Restate the listing below word for word, omitting any images.

┏━━

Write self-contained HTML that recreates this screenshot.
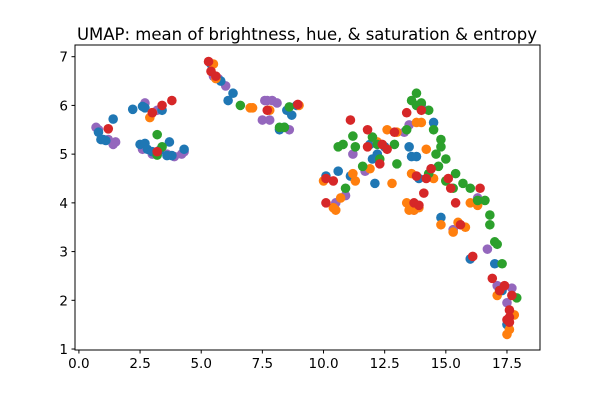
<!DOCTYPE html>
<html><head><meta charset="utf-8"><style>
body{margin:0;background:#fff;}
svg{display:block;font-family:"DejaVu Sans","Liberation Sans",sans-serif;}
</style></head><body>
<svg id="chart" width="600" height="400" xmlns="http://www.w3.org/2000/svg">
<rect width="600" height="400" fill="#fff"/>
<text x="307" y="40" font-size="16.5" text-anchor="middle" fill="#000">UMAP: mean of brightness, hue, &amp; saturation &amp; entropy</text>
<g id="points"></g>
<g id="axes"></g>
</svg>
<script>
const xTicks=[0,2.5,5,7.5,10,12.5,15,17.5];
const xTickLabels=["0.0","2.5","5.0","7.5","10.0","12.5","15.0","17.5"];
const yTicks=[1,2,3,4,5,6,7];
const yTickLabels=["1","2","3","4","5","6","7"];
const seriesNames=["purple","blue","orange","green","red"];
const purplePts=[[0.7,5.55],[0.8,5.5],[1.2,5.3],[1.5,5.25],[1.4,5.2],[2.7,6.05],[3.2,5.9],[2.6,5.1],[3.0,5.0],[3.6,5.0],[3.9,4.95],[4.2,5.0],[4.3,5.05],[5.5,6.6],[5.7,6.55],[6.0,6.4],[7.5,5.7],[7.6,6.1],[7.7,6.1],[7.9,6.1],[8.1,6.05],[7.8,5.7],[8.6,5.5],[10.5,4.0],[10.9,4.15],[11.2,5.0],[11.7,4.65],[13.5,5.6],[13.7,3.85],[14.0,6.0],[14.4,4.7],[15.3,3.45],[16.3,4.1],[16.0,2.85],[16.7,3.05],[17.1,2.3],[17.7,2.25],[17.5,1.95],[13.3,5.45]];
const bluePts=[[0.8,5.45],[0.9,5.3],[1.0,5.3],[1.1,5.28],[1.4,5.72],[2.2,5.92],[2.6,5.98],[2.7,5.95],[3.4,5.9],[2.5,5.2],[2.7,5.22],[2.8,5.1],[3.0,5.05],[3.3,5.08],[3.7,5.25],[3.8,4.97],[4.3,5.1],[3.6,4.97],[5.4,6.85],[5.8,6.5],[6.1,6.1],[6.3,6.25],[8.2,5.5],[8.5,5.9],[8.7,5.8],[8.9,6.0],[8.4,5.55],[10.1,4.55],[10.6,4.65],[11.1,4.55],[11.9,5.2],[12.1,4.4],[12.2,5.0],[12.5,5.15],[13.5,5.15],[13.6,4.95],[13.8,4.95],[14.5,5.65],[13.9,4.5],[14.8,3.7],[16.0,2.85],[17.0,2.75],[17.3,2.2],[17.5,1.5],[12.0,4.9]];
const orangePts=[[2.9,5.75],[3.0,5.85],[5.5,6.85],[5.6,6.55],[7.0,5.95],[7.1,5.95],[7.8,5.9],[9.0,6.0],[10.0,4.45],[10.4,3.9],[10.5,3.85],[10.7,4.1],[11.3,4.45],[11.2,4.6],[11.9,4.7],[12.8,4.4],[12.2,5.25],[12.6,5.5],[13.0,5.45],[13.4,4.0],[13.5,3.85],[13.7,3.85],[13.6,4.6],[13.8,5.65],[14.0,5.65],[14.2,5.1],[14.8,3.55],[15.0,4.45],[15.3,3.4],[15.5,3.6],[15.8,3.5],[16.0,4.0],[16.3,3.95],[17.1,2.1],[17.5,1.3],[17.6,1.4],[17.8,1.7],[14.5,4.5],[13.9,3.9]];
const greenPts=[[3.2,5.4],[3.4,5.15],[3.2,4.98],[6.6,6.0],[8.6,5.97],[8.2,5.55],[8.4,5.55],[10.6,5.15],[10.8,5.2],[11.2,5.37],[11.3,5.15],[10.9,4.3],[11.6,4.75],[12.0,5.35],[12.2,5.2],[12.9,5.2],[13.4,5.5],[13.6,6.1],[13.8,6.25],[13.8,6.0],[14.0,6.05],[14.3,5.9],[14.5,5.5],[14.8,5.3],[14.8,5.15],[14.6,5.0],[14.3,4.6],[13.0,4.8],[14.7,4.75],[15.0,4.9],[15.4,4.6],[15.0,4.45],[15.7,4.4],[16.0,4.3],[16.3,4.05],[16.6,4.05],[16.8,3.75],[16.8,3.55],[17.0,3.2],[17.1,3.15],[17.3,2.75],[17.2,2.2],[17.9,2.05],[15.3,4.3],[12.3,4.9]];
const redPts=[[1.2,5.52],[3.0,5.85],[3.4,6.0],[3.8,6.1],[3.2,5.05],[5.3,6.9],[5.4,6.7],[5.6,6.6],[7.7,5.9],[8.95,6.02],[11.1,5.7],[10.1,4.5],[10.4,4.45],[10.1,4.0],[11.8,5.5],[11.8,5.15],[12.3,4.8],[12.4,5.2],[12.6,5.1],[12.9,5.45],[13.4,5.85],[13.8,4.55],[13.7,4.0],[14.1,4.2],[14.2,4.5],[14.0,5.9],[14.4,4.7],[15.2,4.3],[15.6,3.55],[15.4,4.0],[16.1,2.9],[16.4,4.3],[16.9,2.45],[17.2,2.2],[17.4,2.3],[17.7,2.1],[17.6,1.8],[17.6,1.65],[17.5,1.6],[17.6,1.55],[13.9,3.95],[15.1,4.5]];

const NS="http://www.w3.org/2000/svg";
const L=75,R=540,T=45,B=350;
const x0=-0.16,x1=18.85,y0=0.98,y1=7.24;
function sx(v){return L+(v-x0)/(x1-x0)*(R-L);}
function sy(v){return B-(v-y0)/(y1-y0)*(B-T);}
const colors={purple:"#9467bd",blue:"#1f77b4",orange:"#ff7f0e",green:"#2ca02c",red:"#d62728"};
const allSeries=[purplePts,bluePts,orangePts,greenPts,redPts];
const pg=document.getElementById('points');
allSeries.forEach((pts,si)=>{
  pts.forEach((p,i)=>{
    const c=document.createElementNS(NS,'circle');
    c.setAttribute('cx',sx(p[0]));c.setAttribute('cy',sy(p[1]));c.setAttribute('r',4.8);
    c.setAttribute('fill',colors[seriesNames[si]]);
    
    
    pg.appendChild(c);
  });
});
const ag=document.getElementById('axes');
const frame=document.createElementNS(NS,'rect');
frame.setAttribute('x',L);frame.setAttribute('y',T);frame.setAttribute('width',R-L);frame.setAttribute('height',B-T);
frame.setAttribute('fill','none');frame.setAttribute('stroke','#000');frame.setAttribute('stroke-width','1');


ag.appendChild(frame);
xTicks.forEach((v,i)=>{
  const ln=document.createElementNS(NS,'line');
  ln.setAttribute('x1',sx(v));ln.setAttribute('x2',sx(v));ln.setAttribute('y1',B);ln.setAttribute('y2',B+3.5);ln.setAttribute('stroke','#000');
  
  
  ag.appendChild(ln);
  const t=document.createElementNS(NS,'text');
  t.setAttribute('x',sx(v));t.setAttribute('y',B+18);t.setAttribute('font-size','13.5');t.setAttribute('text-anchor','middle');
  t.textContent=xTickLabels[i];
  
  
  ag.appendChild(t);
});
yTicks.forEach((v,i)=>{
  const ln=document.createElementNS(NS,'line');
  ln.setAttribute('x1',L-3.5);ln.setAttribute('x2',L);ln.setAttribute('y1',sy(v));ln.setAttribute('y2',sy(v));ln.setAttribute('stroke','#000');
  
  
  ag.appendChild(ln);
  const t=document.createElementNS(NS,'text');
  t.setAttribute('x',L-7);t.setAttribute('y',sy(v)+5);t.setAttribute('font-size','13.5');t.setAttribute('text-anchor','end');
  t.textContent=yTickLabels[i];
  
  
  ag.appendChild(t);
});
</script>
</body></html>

┗━━

=== Answer in full ===
Write self-contained HTML that recreates this screenshot.
<!DOCTYPE html>
<html><head><meta charset="utf-8"><style>
body{margin:0;background:#fff;}
svg{display:block;font-family:"DejaVu Sans","Liberation Sans",sans-serif;}
</style></head><body>
<svg id="chart" width="600" height="400" xmlns="http://www.w3.org/2000/svg">
<rect width="600" height="400" fill="#fff"/>
<text x="307" y="40" font-size="16.5" text-anchor="middle" fill="#000">UMAP: mean of brightness, hue, &amp; saturation &amp; entropy</text>
<g id="points"></g>
<g id="axes"></g>
</svg>
<script>
const xTicks=[0,2.5,5,7.5,10,12.5,15,17.5];
const xTickLabels=["0.0","2.5","5.0","7.5","10.0","12.5","15.0","17.5"];
const yTicks=[1,2,3,4,5,6,7];
const yTickLabels=["1","2","3","4","5","6","7"];
const seriesNames=["purple","blue","orange","green","red"];
const purplePts=[[0.7,5.55],[0.8,5.5],[1.2,5.3],[1.5,5.25],[1.4,5.2],[2.7,6.05],[3.2,5.9],[2.6,5.1],[3.0,5.0],[3.6,5.0],[3.9,4.95],[4.2,5.0],[4.3,5.05],[5.5,6.6],[5.7,6.55],[6.0,6.4],[7.5,5.7],[7.6,6.1],[7.7,6.1],[7.9,6.1],[8.1,6.05],[7.8,5.7],[8.6,5.5],[10.5,4.0],[10.9,4.15],[11.2,5.0],[11.7,4.65],[13.5,5.6],[13.7,3.85],[14.0,6.0],[14.4,4.7],[15.3,3.45],[16.3,4.1],[16.0,2.85],[16.7,3.05],[17.1,2.3],[17.7,2.25],[17.5,1.95],[13.3,5.45]];
const bluePts=[[0.8,5.45],[0.9,5.3],[1.0,5.3],[1.1,5.28],[1.4,5.72],[2.2,5.92],[2.6,5.98],[2.7,5.95],[3.4,5.9],[2.5,5.2],[2.7,5.22],[2.8,5.1],[3.0,5.05],[3.3,5.08],[3.7,5.25],[3.8,4.97],[4.3,5.1],[3.6,4.97],[5.4,6.85],[5.8,6.5],[6.1,6.1],[6.3,6.25],[8.2,5.5],[8.5,5.9],[8.7,5.8],[8.9,6.0],[8.4,5.55],[10.1,4.55],[10.6,4.65],[11.1,4.55],[11.9,5.2],[12.1,4.4],[12.2,5.0],[12.5,5.15],[13.5,5.15],[13.6,4.95],[13.8,4.95],[14.5,5.65],[13.9,4.5],[14.8,3.7],[16.0,2.85],[17.0,2.75],[17.3,2.2],[17.5,1.5],[12.0,4.9]];
const orangePts=[[2.9,5.75],[3.0,5.85],[5.5,6.85],[5.6,6.55],[7.0,5.95],[7.1,5.95],[7.8,5.9],[9.0,6.0],[10.0,4.45],[10.4,3.9],[10.5,3.85],[10.7,4.1],[11.3,4.45],[11.2,4.6],[11.9,4.7],[12.8,4.4],[12.2,5.25],[12.6,5.5],[13.0,5.45],[13.4,4.0],[13.5,3.85],[13.7,3.85],[13.6,4.6],[13.8,5.65],[14.0,5.65],[14.2,5.1],[14.8,3.55],[15.0,4.45],[15.3,3.4],[15.5,3.6],[15.8,3.5],[16.0,4.0],[16.3,3.95],[17.1,2.1],[17.5,1.3],[17.6,1.4],[17.8,1.7],[14.5,4.5],[13.9,3.9]];
const greenPts=[[3.2,5.4],[3.4,5.15],[3.2,4.98],[6.6,6.0],[8.6,5.97],[8.2,5.55],[8.4,5.55],[10.6,5.15],[10.8,5.2],[11.2,5.37],[11.3,5.15],[10.9,4.3],[11.6,4.75],[12.0,5.35],[12.2,5.2],[12.9,5.2],[13.4,5.5],[13.6,6.1],[13.8,6.25],[13.8,6.0],[14.0,6.05],[14.3,5.9],[14.5,5.5],[14.8,5.3],[14.8,5.15],[14.6,5.0],[14.3,4.6],[13.0,4.8],[14.7,4.75],[15.0,4.9],[15.4,4.6],[15.0,4.45],[15.7,4.4],[16.0,4.3],[16.3,4.05],[16.6,4.05],[16.8,3.75],[16.8,3.55],[17.0,3.2],[17.1,3.15],[17.3,2.75],[17.2,2.2],[17.9,2.05],[15.3,4.3],[12.3,4.9]];
const redPts=[[1.2,5.52],[3.0,5.85],[3.4,6.0],[3.8,6.1],[3.2,5.05],[5.3,6.9],[5.4,6.7],[5.6,6.6],[7.7,5.9],[8.95,6.02],[11.1,5.7],[10.1,4.5],[10.4,4.45],[10.1,4.0],[11.8,5.5],[11.8,5.15],[12.3,4.8],[12.4,5.2],[12.6,5.1],[12.9,5.45],[13.4,5.85],[13.8,4.55],[13.7,4.0],[14.1,4.2],[14.2,4.5],[14.0,5.9],[14.4,4.7],[15.2,4.3],[15.6,3.55],[15.4,4.0],[16.1,2.9],[16.4,4.3],[16.9,2.45],[17.2,2.2],[17.4,2.3],[17.7,2.1],[17.6,1.8],[17.6,1.65],[17.5,1.6],[17.6,1.55],[13.9,3.95],[15.1,4.5]];

const NS="http://www.w3.org/2000/svg";
const L=75,R=540,T=45,B=350;
const x0=-0.16,x1=18.85,y0=0.98,y1=7.24;
function sx(v){return L+(v-x0)/(x1-x0)*(R-L);}
function sy(v){return B-(v-y0)/(y1-y0)*(B-T);}
const colors={purple:"#9467bd",blue:"#1f77b4",orange:"#ff7f0e",green:"#2ca02c",red:"#d62728"};
const allSeries=[purplePts,bluePts,orangePts,greenPts,redPts];
const pg=document.getElementById('points');
allSeries.forEach((pts,si)=>{
  pts.forEach((p,i)=>{
    const c=document.createElementNS(NS,'circle');
    c.setAttribute('cx',sx(p[0]));c.setAttribute('cy',sy(p[1]));c.setAttribute('r',4.8);
    c.setAttribute('fill',colors[seriesNames[si]]);
    
    
    pg.appendChild(c);
  });
});
const ag=document.getElementById('axes');
const frame=document.createElementNS(NS,'rect');
frame.setAttribute('x',L);frame.setAttribute('y',T);frame.setAttribute('width',R-L);frame.setAttribute('height',B-T);
frame.setAttribute('fill','none');frame.setAttribute('stroke','#000');frame.setAttribute('stroke-width','1');


ag.appendChild(frame);
xTicks.forEach((v,i)=>{
  const ln=document.createElementNS(NS,'line');
  ln.setAttribute('x1',sx(v));ln.setAttribute('x2',sx(v));ln.setAttribute('y1',B);ln.setAttribute('y2',B+3.5);ln.setAttribute('stroke','#000');
  
  
  ag.appendChild(ln);
  const t=document.createElementNS(NS,'text');
  t.setAttribute('x',sx(v));t.setAttribute('y',B+18);t.setAttribute('font-size','13.5');t.setAttribute('text-anchor','middle');
  t.textContent=xTickLabels[i];
  
  
  ag.appendChild(t);
});
yTicks.forEach((v,i)=>{
  const ln=document.createElementNS(NS,'line');
  ln.setAttribute('x1',L-3.5);ln.setAttribute('x2',L);ln.setAttribute('y1',sy(v));ln.setAttribute('y2',sy(v));ln.setAttribute('stroke','#000');
  
  
  ag.appendChild(ln);
  const t=document.createElementNS(NS,'text');
  t.setAttribute('x',L-7);t.setAttribute('y',sy(v)+5);t.setAttribute('font-size','13.5');t.setAttribute('text-anchor','end');
  t.textContent=yTickLabels[i];
  
  
  ag.appendChild(t);
});
</script>
</body></html>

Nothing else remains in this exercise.